You didn’t eat at the Virginia Inn
Why is the PDA automatically the villain for expecting a tenant to pay a fair rate, especially when they’re a non-profit using that rent to support other local businesses?
Maybe it’s because media outlets know their audience. They know Seattleites love a good “corporate greed” story—even when the villain is a taxpayer-funded non-profit. They know people will click on a headline that says “122-year-old restaurant forced to close” more than one that says “Lease not renewed, business failed to adapt.”

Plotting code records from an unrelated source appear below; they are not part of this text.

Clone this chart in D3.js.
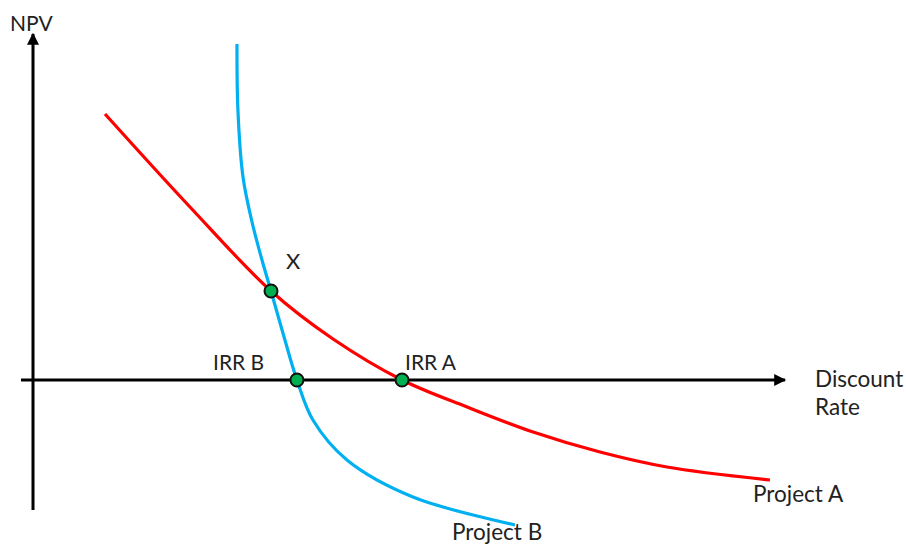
<!DOCTYPE html>
<html><head><meta charset="utf-8">
<script src="https://cdn.jsdelivr.net/npm/d3@7"></script>
<style>body{margin:0;background:#fff}svg{display:block}text{font-family:Lato,"Open Sans",sans-serif;fill:#222}</style>
</head><body>
<script>
const rateA = [3.83, 8.35, 12.66, 15.96, 19.63, 23.09, 26.6, 30.16, 33.72, 39.2];
const npvA  = [266, 173, 89, 41, 0, -27, -52, -72, -87, -100];
const rateB = [10.85, 10.9, 11.17, 11.65, 12.18, 12.66, 13.4, 14.04, 14.89, 16.7, 20.21, 25.64];
const npvB  = [336, 270, 203, 158, 120, 89, 40, 0, -40, -80, -117, -145];
const markerRates = [12.66, 14.04, 19.63];
const markerNpv   = [89, 0, 0];
const pointLabels = ["X", "IRR B", "IRR A"];
const seriesLabels = ["Project A", "Project B"];
const axisLabels = ["NPV", "Discount", "Rate"];

const W = 906, H = 544;
const svg = d3.select("body").append("svg").attr("width", W).attr("height", H);
const x = d3.scaleLinear().domain([0, 40]).range([33, 785]);
const y = d3.scaleLinear().domain([-150, 350]).range([530, 30]);

const defs = svg.append("defs");
defs.append("marker").attr("id","arr").attr("viewBox","0 0 10 10").attr("refX",9).attr("refY",5)
  .attr("markerWidth",4.5).attr("markerHeight",4).attr("orient","auto").attr("markerUnits","strokeWidth")
  .append("path").attr("d","M0,0 L10,5 L0,10 Z").attr("fill","#000");

// axes
svg.append("line").attr("x1", x(-0.64)).attr("x2", x(40)).attr("y1", y(0)).attr("y2", y(0))
  .attr("stroke","#000").attr("stroke-width",3).attr("marker-end","url(#arr)");
svg.append("line").attr("x1", x(0)).attr("x2", x(0)).attr("y1", y(-130)).attr("y2", y(346))
  .attr("stroke","#000").attr("stroke-width",3).attr("marker-end","url(#arr)");

const line = d3.line().x(d => x(d[0])).y(d => y(d[1])).curve(d3.curveCatmullRom.alpha(0.5));
svg.append("path").attr("d", line(rateA.map((r,i)=>[r,npvA[i]])))
  .attr("fill","none").attr("stroke","#FF0000").attr("stroke-width",3.2);
svg.append("path").attr("d", line(rateB.map((r,i)=>[r,npvB[i]])))
  .attr("fill","none").attr("stroke","#00B0F0").attr("stroke-width",3.2);

svg.selectAll("circle.m").data(markerRates).join("circle").attr("class","m")
  .attr("cx", d => x(d)).attr("cy", (d,i) => y(markerNpv[i])).attr("r", 6.5)
  .attr("fill","#00B050").attr("stroke","#111").attr("stroke-width",2);

function txt(t, px, py, size){ svg.append("text").attr("x",px).attr("y",py).attr("font-size",size).text(t); }
txt(axisLabels[0], 10, 31, 21);
txt(axisLabels[1], 815, 387, 22.5);
txt(axisLabels[2], 815, 415, 22.5);
txt(pointLabels[0], 286, 269, 22);
txt(pointLabels[1], 213, 370, 21);
txt(pointLabels[2], 405, 370, 21);
txt(seriesLabels[0], 753, 502, 22.5);
txt(seriesLabels[1], 452, 540, 22.5);
</script>
</body></html>
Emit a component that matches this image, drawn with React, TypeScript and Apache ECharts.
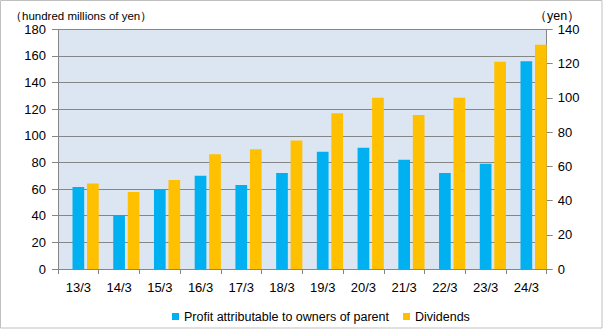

And they know that sentiment sells.
Nostalgia is a powerful drug, especially in a city that’s changed so much, so fast. But romanticizing the past doesn’t excuse the knee-jerk impulse to blame institutions trying to keep the lights on.
If you’re heartbroken about the Virginia Inn closing, I get it. But ask yourself: when was the last time you ate there? If the answer is “a decade ago” or “never,” then maybe the problem isn’t the rent. Maybe it’s that the public already let go of the Virginia Inn long before the PDA did.
And maybe, just maybe, the media should report that.